## Introduction ##
* This chapter introduces a lot of fundamental concepts (and jargon) that every data scientist should know by heart. It will be a high-level overview (the only chapter without much code), all rather simple, but you should make sure everything is crystal-clear to you before continuing to the rest of the book. So grab a coffee and let’s get started!

## What is Machine Learning ##

* Machine Learning is the science (and art) of programming computers so they can learn from data.
* Machine Learning is the field of study that gives computers the ability to learn without being explicitly programmed. (Arthur Samuel, 1959)
* A computer program is said to learn from experience E with respect to some task T and some performance measure P, if its performance on T, as measured by P, improves with experience E. (Tom Mitchell, 1997)

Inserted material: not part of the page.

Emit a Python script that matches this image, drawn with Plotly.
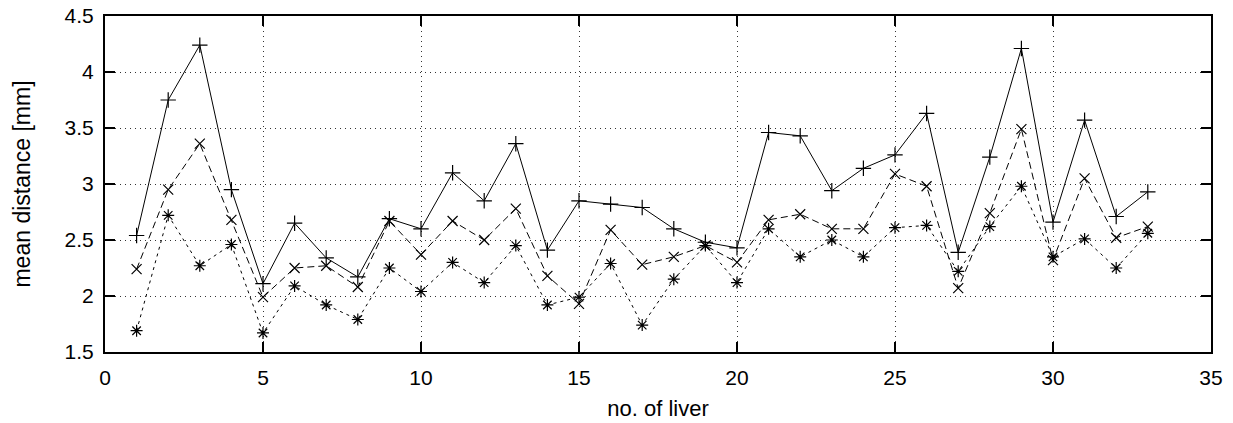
import plotly.graph_objects as go

livers = list(range(1, 34))
series_plus = [2.54, 3.75, 4.24, 2.95, 2.11, 2.65, 2.34, 2.17, 2.69, 2.60,
               3.10, 2.85, 3.36, 2.41, 2.85, 2.82, 2.79, 2.60, 2.48, 2.43,
               3.46, 3.43, 2.94, 3.14, 3.26, 3.63, 2.39, 3.24, 4.21, 2.66,
               3.57, 2.71, 2.93]
series_x = [2.24, 2.95, 3.36, 2.68, 1.99, 2.25, 2.27, 2.08, 2.67, 2.37,
            2.67, 2.50, 2.78, 2.18, 1.93, 2.59, 2.28, 2.35, 2.45, 2.30,
            2.68, 2.73, 2.60, 2.60, 3.09, 2.98, 2.07, 2.74, 3.49, 2.32,
            3.05, 2.52, 2.62]
series_star = [1.69, 2.72, 2.27, 2.46, 1.67, 2.09, 1.92, 1.79, 2.25, 2.04,
               2.30, 2.12, 2.45, 1.92, 1.99, 2.29, 1.74, 2.15, 2.45, 2.12,
               2.60, 2.35, 2.50, 2.35, 2.61, 2.63, 2.22, 2.62, 2.98, 2.35,
               2.51, 2.25, 2.56]

fig = go.Figure()
fig.add_trace(go.Scatter(
    x=livers, y=series_plus, mode="lines+markers",
    line=dict(color="black", width=1, dash="solid"),
    marker=dict(symbol="cross-thin", size=11, line=dict(color="black", width=1.2)),
    showlegend=False))
fig.add_trace(go.Scatter(
    x=livers, y=series_x, mode="lines+markers",
    line=dict(color="black", width=1, dash="7px,4px"),
    marker=dict(symbol="x-thin", size=10, line=dict(color="black", width=1.2)),
    showlegend=False))
fig.add_trace(go.Scatter(
    x=livers, y=series_star, mode="lines+markers",
    line=dict(color="black", width=1, dash="3px,4px"),
    marker=dict(symbol="asterisk", size=10, line=dict(color="black", width=1.2)),
    showlegend=False))

font = "Liberation Sans, Arial, sans-serif"
axis_common = dict(
    showline=True, linecolor="black", linewidth=2, mirror="allticks",
    ticks="inside", ticklen=10, tickwidth=1.5, tickcolor="black",
    showgrid=True, gridcolor="#333333", gridwidth=1, griddash="1px,4px",
    zeroline=False, tickfont=dict(family=font, size=21, color="black"),
    automargin=False,
)
fig.update_xaxes(range=[0, 35], dtick=5, tick0=0, ticklabelstandoff=6,
                 title=dict(text="no. of liver", font=dict(family=font, size=22, color="black"), standoff=12),
                 **axis_common)
fig.update_yaxes(range=[1.5, 4.5], dtick=0.5, tick0=1.5, ticklabelstandoff=5,
                 title=dict(text="mean distance [mm]", font=dict(family=font, size=23, color="black"), standoff=28),
                 **axis_common)
fig.update_layout(
    width=1233, height=423,
    margin=dict(l=105, r=22, t=16, b=71),
    plot_bgcolor="white", paper_bgcolor="white",
)
fig.write_html("out.html")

> **Example:** Spam Filter.
>
> **Task:** Correctly identify spam.
>
> **Experience:** Training data (collection of emails) + algorithms (machine learning) = model
>
> **Performance:** Ratio of correctly classified emails as spam.

## Why Use Machine Learning? ##

Machine Learning is great for:

* Problems for which existing solutions require a lot of hand-tuning or long lists of rules: one Machine Learning algorithm can often simplify code and perform better.
    > * For example: Spam Filter.
    > * Traditional approach: Write a rule based system ('4U', 'cre%it car%'). But as spammers become smarter (using 'ForU' instead of '4U'), the rules list will keep growing and quickly get unweildy.
    > * Machine learning approach will keep learning as new training data is fed to the algorithm.
* Complex problems for which there is no good solution at all using a traditional approach: the best Machine Learning techniques can find a solution.
    > * For example: Speech recognition for words 'one' & 'two'.
    > * Traditional rule based approach will be very difficult to even define a good solution.
    > * Machine learning approach only needs a good training set of recordings of the words.
* Fluctuating environments: a Machine Learning system can adapt to new data.
* Getting insights about complex problems and large amounts of data.
    > * For example: Data mining.
    > * Inspect the ML based solution.
    > * Understand the problem better.
    > * Iterate if needed.

## Types of Machine Learning Systems ##

1. Trained with/without human supervision:
    > * Supervised
    > * Unsupervised
    > * Semisupervised
    > * Reinforcement learning
2. Can/cannot learn incrementally on the fly:
    > * Online learning
    > * Batch learning
3. Whether they work by simply comparing new data points to known data points, or instead detect patterns in the training data and build a predictive model, much like scientists do:                   
    > * Instance-based learning
    > * Model-based learning
4. Example:
    > * A state-of-the-art spam filter may learn on the fly using a deep neural network model trained using examples of spam and ham; this makes it an online, model-based, supervised learning system.
    
### Supervised Learning ###

* The training data fed to the algorithm includes the desired solutions, called *labels*.
* The training data features/attribute are called *predictors*.
* Two types:
    1. Classification
        > * Training data labels are non-numeric.
        > * Example: Spam filter (spam or ham)
    2. Regression
        > * Training data labels are numeric.
        > * Example: Car prices
        > * Note that some regression algorithms can be used for classification as well, and vice versa. For example, Logistic Regression is commonly used for classification, as it can output a value that corresponds to the probability of belonging to a given class (e.g., 20% chance of being spam).
* Important supervised learning algorithms:
    > * k-Nearest Neighbors
    > * Linear Regression
    > * Logistic Regression
    > * Support Vector Machines (SVMs)
    > * Decision Trees and Random Forests
    > * Neural networks (Some neural network architectures can be unsupervised, such as autoencoders and restricted Boltzmann machines. They can also be semisupervised, such as in deep belief networks and unsupervised pretraining.)
    
 
> **_NOTE_**
> In Machine Learning an attribute is a data type (e.g., “Mileage”), while a feature has several meanings depending on the context, but generally means an attribute plus its value (e.g., “Mileage = 15,000”). Many people use the words attribute and feature interchangeably, though.